Return the listing below unchanged, minus its pictures.

COLLECTED DATA:
==============================

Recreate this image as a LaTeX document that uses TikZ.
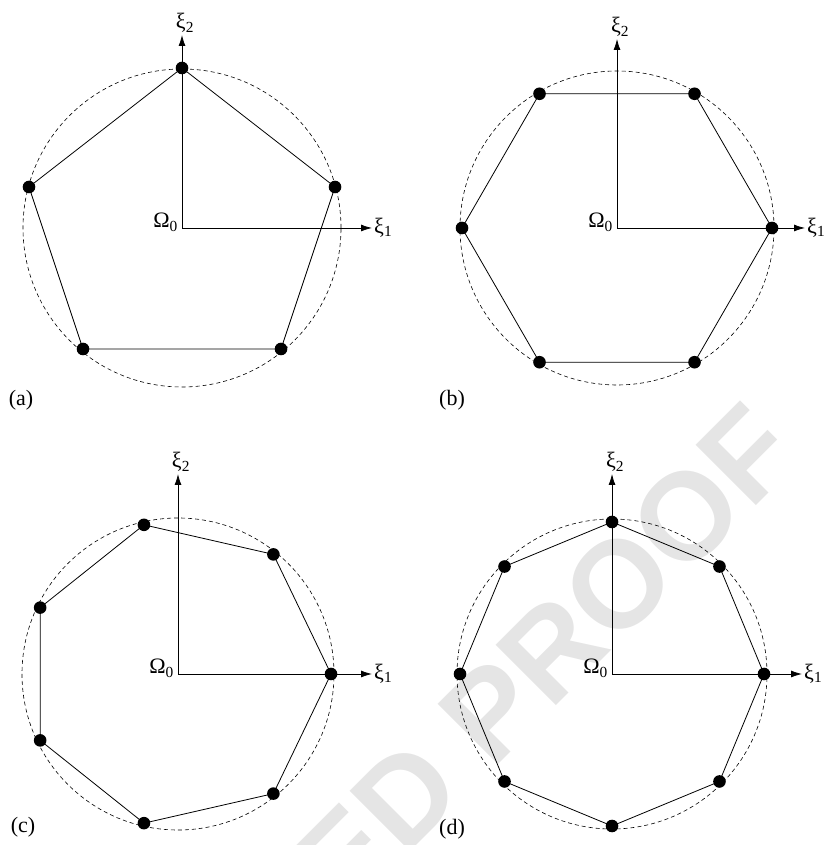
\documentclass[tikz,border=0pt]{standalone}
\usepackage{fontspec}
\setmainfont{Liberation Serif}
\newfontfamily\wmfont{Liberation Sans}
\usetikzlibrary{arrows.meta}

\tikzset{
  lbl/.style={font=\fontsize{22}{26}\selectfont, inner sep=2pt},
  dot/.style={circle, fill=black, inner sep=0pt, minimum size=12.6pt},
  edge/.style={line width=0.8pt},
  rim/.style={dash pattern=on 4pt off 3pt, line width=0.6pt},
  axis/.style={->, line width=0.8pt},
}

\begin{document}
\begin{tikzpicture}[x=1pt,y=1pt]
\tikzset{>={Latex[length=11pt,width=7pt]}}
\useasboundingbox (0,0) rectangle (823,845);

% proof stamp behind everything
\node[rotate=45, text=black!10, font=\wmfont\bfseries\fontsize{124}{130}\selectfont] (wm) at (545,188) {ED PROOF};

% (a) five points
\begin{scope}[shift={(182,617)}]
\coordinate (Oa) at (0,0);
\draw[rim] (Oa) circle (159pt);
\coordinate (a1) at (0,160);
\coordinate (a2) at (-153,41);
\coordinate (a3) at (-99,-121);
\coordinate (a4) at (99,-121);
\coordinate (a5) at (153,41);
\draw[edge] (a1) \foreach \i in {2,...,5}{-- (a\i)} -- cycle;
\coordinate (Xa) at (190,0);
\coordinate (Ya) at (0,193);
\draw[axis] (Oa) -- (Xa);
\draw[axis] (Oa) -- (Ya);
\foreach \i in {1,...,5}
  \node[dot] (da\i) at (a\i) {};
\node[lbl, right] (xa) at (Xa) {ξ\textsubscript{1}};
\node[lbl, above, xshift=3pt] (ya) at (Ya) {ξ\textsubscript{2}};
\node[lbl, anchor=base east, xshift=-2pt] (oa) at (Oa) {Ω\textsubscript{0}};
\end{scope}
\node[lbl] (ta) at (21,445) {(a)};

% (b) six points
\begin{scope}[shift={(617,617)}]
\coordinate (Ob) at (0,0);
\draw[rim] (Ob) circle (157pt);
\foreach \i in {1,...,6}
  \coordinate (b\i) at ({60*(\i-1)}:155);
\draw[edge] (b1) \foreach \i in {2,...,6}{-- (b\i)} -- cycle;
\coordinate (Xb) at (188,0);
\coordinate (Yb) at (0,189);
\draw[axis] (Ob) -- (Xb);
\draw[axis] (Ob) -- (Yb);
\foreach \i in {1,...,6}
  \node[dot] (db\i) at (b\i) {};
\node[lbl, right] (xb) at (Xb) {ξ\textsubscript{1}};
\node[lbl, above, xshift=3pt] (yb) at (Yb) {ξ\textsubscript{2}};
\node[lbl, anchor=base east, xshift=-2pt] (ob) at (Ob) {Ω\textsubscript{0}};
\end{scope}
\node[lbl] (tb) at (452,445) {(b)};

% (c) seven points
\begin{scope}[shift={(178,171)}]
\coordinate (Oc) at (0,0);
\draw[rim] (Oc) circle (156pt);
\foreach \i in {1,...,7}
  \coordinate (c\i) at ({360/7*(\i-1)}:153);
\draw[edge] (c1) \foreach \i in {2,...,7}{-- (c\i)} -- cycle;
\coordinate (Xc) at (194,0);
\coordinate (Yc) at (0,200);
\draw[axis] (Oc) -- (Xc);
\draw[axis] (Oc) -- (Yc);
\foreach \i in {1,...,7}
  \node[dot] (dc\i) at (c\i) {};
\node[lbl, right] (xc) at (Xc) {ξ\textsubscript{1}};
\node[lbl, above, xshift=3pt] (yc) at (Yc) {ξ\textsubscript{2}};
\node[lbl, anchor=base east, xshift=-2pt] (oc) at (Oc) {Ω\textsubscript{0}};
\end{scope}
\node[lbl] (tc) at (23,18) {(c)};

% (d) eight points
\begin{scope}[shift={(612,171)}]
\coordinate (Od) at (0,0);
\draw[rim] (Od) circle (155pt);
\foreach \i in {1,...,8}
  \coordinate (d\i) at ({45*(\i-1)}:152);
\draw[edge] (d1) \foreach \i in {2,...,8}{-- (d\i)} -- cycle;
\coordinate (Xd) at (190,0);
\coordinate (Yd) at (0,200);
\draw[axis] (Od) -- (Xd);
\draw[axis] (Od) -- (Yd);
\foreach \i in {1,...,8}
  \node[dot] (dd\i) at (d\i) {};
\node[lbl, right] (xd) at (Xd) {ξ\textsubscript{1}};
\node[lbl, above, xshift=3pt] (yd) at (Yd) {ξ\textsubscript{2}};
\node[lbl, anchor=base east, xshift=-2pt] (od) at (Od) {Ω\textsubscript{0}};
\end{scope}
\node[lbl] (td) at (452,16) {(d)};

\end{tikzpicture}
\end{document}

==============================

SOLUTION FOR THIS PROBLEM:
Recreate this image as a LaTeX document that uses TikZ.
\documentclass[tikz,border=0pt]{standalone}
\usepackage{fontspec}
\setmainfont{Liberation Serif}
\newfontfamily\wmfont{Liberation Sans}
\usetikzlibrary{arrows.meta}

\tikzset{
  lbl/.style={font=\fontsize{22}{26}\selectfont, inner sep=2pt},
  dot/.style={circle, fill=black, inner sep=0pt, minimum size=12.6pt},
  edge/.style={line width=0.8pt},
  rim/.style={dash pattern=on 4pt off 3pt, line width=0.6pt},
  axis/.style={->, line width=0.8pt},
}

\begin{document}
\begin{tikzpicture}[x=1pt,y=1pt]
\tikzset{>={Latex[length=11pt,width=7pt]}}
\useasboundingbox (0,0) rectangle (823,845);

% proof stamp behind everything
\node[rotate=45, text=black!10, font=\wmfont\bfseries\fontsize{124}{130}\selectfont] (wm) at (545,188) {ED PROOF};

% (a) five points
\begin{scope}[shift={(182,617)}]
\coordinate (Oa) at (0,0);
\draw[rim] (Oa) circle (159pt);
\coordinate (a1) at (0,160);
\coordinate (a2) at (-153,41);
\coordinate (a3) at (-99,-121);
\coordinate (a4) at (99,-121);
\coordinate (a5) at (153,41);
\draw[edge] (a1) \foreach \i in {2,...,5}{-- (a\i)} -- cycle;
\coordinate (Xa) at (190,0);
\coordinate (Ya) at (0,193);
\draw[axis] (Oa) -- (Xa);
\draw[axis] (Oa) -- (Ya);
\foreach \i in {1,...,5}
  \node[dot] (da\i) at (a\i) {};
\node[lbl, right] (xa) at (Xa) {ξ\textsubscript{1}};
\node[lbl, above, xshift=3pt] (ya) at (Ya) {ξ\textsubscript{2}};
\node[lbl, anchor=base east, xshift=-2pt] (oa) at (Oa) {Ω\textsubscript{0}};
\end{scope}
\node[lbl] (ta) at (21,445) {(a)};

% (b) six points
\begin{scope}[shift={(617,617)}]
\coordinate (Ob) at (0,0);
\draw[rim] (Ob) circle (157pt);
\foreach \i in {1,...,6}
  \coordinate (b\i) at ({60*(\i-1)}:155);
\draw[edge] (b1) \foreach \i in {2,...,6}{-- (b\i)} -- cycle;
\coordinate (Xb) at (188,0);
\coordinate (Yb) at (0,189);
\draw[axis] (Ob) -- (Xb);
\draw[axis] (Ob) -- (Yb);
\foreach \i in {1,...,6}
  \node[dot] (db\i) at (b\i) {};
\node[lbl, right] (xb) at (Xb) {ξ\textsubscript{1}};
\node[lbl, above, xshift=3pt] (yb) at (Yb) {ξ\textsubscript{2}};
\node[lbl, anchor=base east, xshift=-2pt] (ob) at (Ob) {Ω\textsubscript{0}};
\end{scope}
\node[lbl] (tb) at (452,445) {(b)};

% (c) seven points
\begin{scope}[shift={(178,171)}]
\coordinate (Oc) at (0,0);
\draw[rim] (Oc) circle (156pt);
\foreach \i in {1,...,7}
  \coordinate (c\i) at ({360/7*(\i-1)}:153);
\draw[edge] (c1) \foreach \i in {2,...,7}{-- (c\i)} -- cycle;
\coordinate (Xc) at (194,0);
\coordinate (Yc) at (0,200);
\draw[axis] (Oc) -- (Xc);
\draw[axis] (Oc) -- (Yc);
\foreach \i in {1,...,7}
  \node[dot] (dc\i) at (c\i) {};
\node[lbl, right] (xc) at (Xc) {ξ\textsubscript{1}};
\node[lbl, above, xshift=3pt] (yc) at (Yc) {ξ\textsubscript{2}};
\node[lbl, anchor=base east, xshift=-2pt] (oc) at (Oc) {Ω\textsubscript{0}};
\end{scope}
\node[lbl] (tc) at (23,18) {(c)};

% (d) eight points
\begin{scope}[shift={(612,171)}]
\coordinate (Od) at (0,0);
\draw[rim] (Od) circle (155pt);
\foreach \i in {1,...,8}
  \coordinate (d\i) at ({45*(\i-1)}:152);
\draw[edge] (d1) \foreach \i in {2,...,8}{-- (d\i)} -- cycle;
\coordinate (Xd) at (190,0);
\coordinate (Yd) at (0,200);
\draw[axis] (Od) -- (Xd);
\draw[axis] (Od) -- (Yd);
\foreach \i in {1,...,8}
  \node[dot] (dd\i) at (d\i) {};
\node[lbl, right] (xd) at (Xd) {ξ\textsubscript{1}};
\node[lbl, above, xshift=3pt] (yd) at (Yd) {ξ\textsubscript{2}};
\node[lbl, anchor=base east, xshift=-2pt] (od) at (Od) {Ω\textsubscript{0}};
\end{scope}
\node[lbl] (td) at (452,16) {(d)};

\end{tikzpicture}
\end{document}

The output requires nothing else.